When an occupied structure is entered, the level of the structure is indicated. A single warrior may defeat a level one structure, while a level 11 structure is best saved for a large host very late in the game. Once the battle has commenced, the two armies are placed by the computer on an isometric map related to the area and type of structure (a bridge encounter will have a bridge, etc.). Although the human player is not allowed to place any armies on the map, there is usually enough separation between the two armies to allow for some quick readjustment of battle lines. In addition, the initial placement is dependent upon the order of your armies in the overland map. Battle itself is pseudo-real-time, or real-time with a pause feature. This is quite useful because it is often very difficult to click on a moving opponent. Battles can be quite satisfying to watch once you have set up your defensive lines, as arrows fly and enemy units are battered by the rapid blows of your Paladins. Unfortunately, it is often quite difficult to have precise control over your units, especially when a unit is composed of more than one individual. For example, one unit of Crossbowmen is depicted as three individual Crossbowmen. To move only one of the individuals you must control-click without selecting any other units. This can be exasperating in the thick of battle—use of the pause feature is definitely recommended!

As you might expect in a special edition, LoM Special Edition is not the first incarnation of the lands of Urak. When the original LoM graced my hard drive late last year, I was initially impressed but rapidly disappointed by numerous bugs. Within a week I had written a letter to Sierra politely requesting help with some of the bugs (which included random crashes, incredibly slow load times, and an inability to win the game normally). I was pleasantly surprised to receive a prompt reply specifically addressing the bugs that I had encountered, and a patch was soon released that resolved many of the problems.

winter.GIF (16174 bytes)The Special Edition does far more than address these bugs. It includes a new legendary creature for each faith, upgrades for the Great Temples, multi-level dungeons, a custom Lord editor, improved AI, and five new mythic quests. These quests are extremely entertaining (as well as difficult, in some cases), and tell the stories of King Arthur, Siegfried, and Beowulf. I was particularly impressed with the Arthurian quest. The Lord editor is very nice for a somewhat less-lengthy game (try a Life Paladin with the Ring of Healing!), but I was originally disappointed because every time I tried to use it, the artifact that I had spent my limited points on within the editor was unusable!
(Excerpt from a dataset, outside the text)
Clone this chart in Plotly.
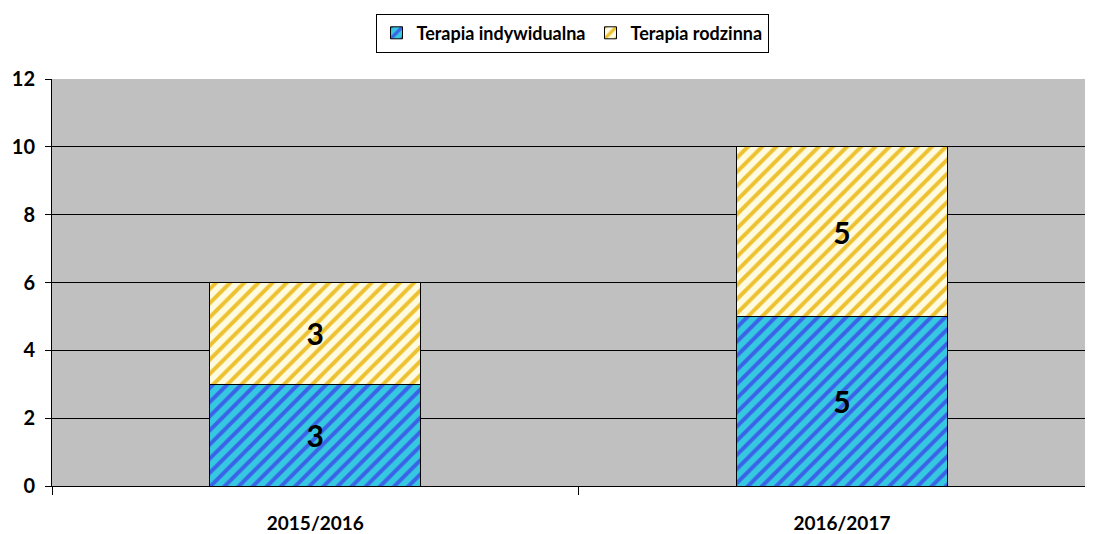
import plotly.graph_objects as go

categories = ["2015/2016", "2016/2017"]
indywidualna = [3, 5]
rodzinna = [3, 5]
y_ticks = [0, 2, 4, 6, 8, 10, 12]

font_family = "Lato, 'Open Sans', Arial, sans-serif"

fig = go.Figure()
fig.add_trace(go.Bar(
    x=categories, y=indywidualna, name="<b>Terapia indywidualna</b>",
    text=[f"<b>{v}</b>" for v in indywidualna], textposition="inside", insidetextanchor="middle",
    textfont=dict(size=30, color="black", family=font_family),
    width=0.4,
    marker=dict(color="#36C8E0",
                line=dict(color="black", width=1),
                pattern=dict(shape="/", fgcolor="#3A63E8", bgcolor="#36C8E0", size=10, solidity=0.4, fillmode="replace")),
))
fig.add_trace(go.Bar(
    x=categories, y=rodzinna, name="<b>Terapia rodzinna</b>",
    text=[f"<b>{v}</b>" for v in rodzinna], textposition="inside", insidetextanchor="middle",
    textfont=dict(size=30, color="black", family=font_family),
    width=0.4,
    marker=dict(color="#FFFBE0",
                line=dict(color="black", width=1),
                pattern=dict(shape="/", fgcolor="#EDC130", bgcolor="#FFFBE0", size=10, solidity=0.4, fillmode="replace")),
))

# page body has an 8px margin, so figure coords = viewport coords - 8
fig.update_layout(
    barmode="stack",
    width=1093, height=534,
    margin=dict(l=44, r=0, t=71, b=56, autoexpand=False),
    paper_bgcolor="white",
    plot_bgcolor="#C0C0C0",
    font=dict(family=font_family, size=18, color="black"),
    showlegend=True,
    legend=dict(orientation="h", x=(572 - 52) / (1101 - 52), xanchor="center", y=0.953, yanchor="middle",
                yref="container", bordercolor="black", borderwidth=1,
                font=dict(size=18, family=font_family, color="black"),
                bgcolor="white", traceorder="normal", itemwidth=30, tracegroupgap=0),
    uniformtext=dict(minsize=20, mode="show"),
)
fig.update_xaxes(
    type="category", range=[-0.5, 1.492],
    showline=True, linecolor="black", linewidth=1,
    ticks="outside", tickson="boundaries", ticklen=8, tickcolor="black",
    tickfont=dict(size=19, family=font_family, weight="bold"),
    ticklabelstandoff=20,
    showgrid=False, automargin=False,
)
fig.update_yaxes(
    range=[0, 12], tickvals=y_ticks,
    showline=True, linecolor="black", linewidth=1,
    ticks="outside", ticklen=6, tickcolor="black",
    showgrid=True, gridcolor="black", gridwidth=1,
    tickfont=dict(size=20, family=font_family, weight="bold"),
    ticklabelstandoff=6,
    zeroline=False, automargin=False,
)

fig.write_html("out.html")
Fortunately, this was quickly resolved by Sierra staff once again—all that was required was to append a .LDR extension to my saved custom Lord and I was ready to go. The change that seems to have the greatest impact upon the game is the inclusion of the legendary creatures. Each legendary creature may only be summoned once (except the Water Giant Arachnids, although occasionally the game does not allow me to recruit additional Giant Arachnids), and most have absolutely fabulous stats. Fafnir and the Ice Drake are so impressive that they cannot be integrated into a larger party, yet each one is capable of negotiating most level 9 structures single-handedly.

In the final reckoning, Lords of Magic: Special Edition is a good game with average graphics, an excellent engine, pleasant music and sound effects, and somewhat useful documentation. Unfortunately, it is still plagued by the occasional bug, awkward unit handling in battle, and an unimpressive AI. However, I can do nothing but rave about Sierra’s technical support for this game and its predecessor, and it is also backed by an unconditional money-back guarantee. If you were a fan of the original Lords of Magic, then this game is an absolute must, particularly as it is accompanied by a $20.00 rebate for owners of the original game. If you enjoy such games as Heroes of Might & Magic II and Warlords III, I would also firmly recommend this game. As for the average gamer, it might be worth a try to pick up a copy while you wait for your next favorite game to be released. If for some reason you are not thoroughly entertained, send it back to Sierra with a letter explaining LoM’s inadequacies—perhaps your concerns will be addressed in LoM 2. As for myself, Lords of Magic: Special Edition calls—I, Balkoth, Lord of Death, shall crush the denizens of Urak beneath my iron-shod boots!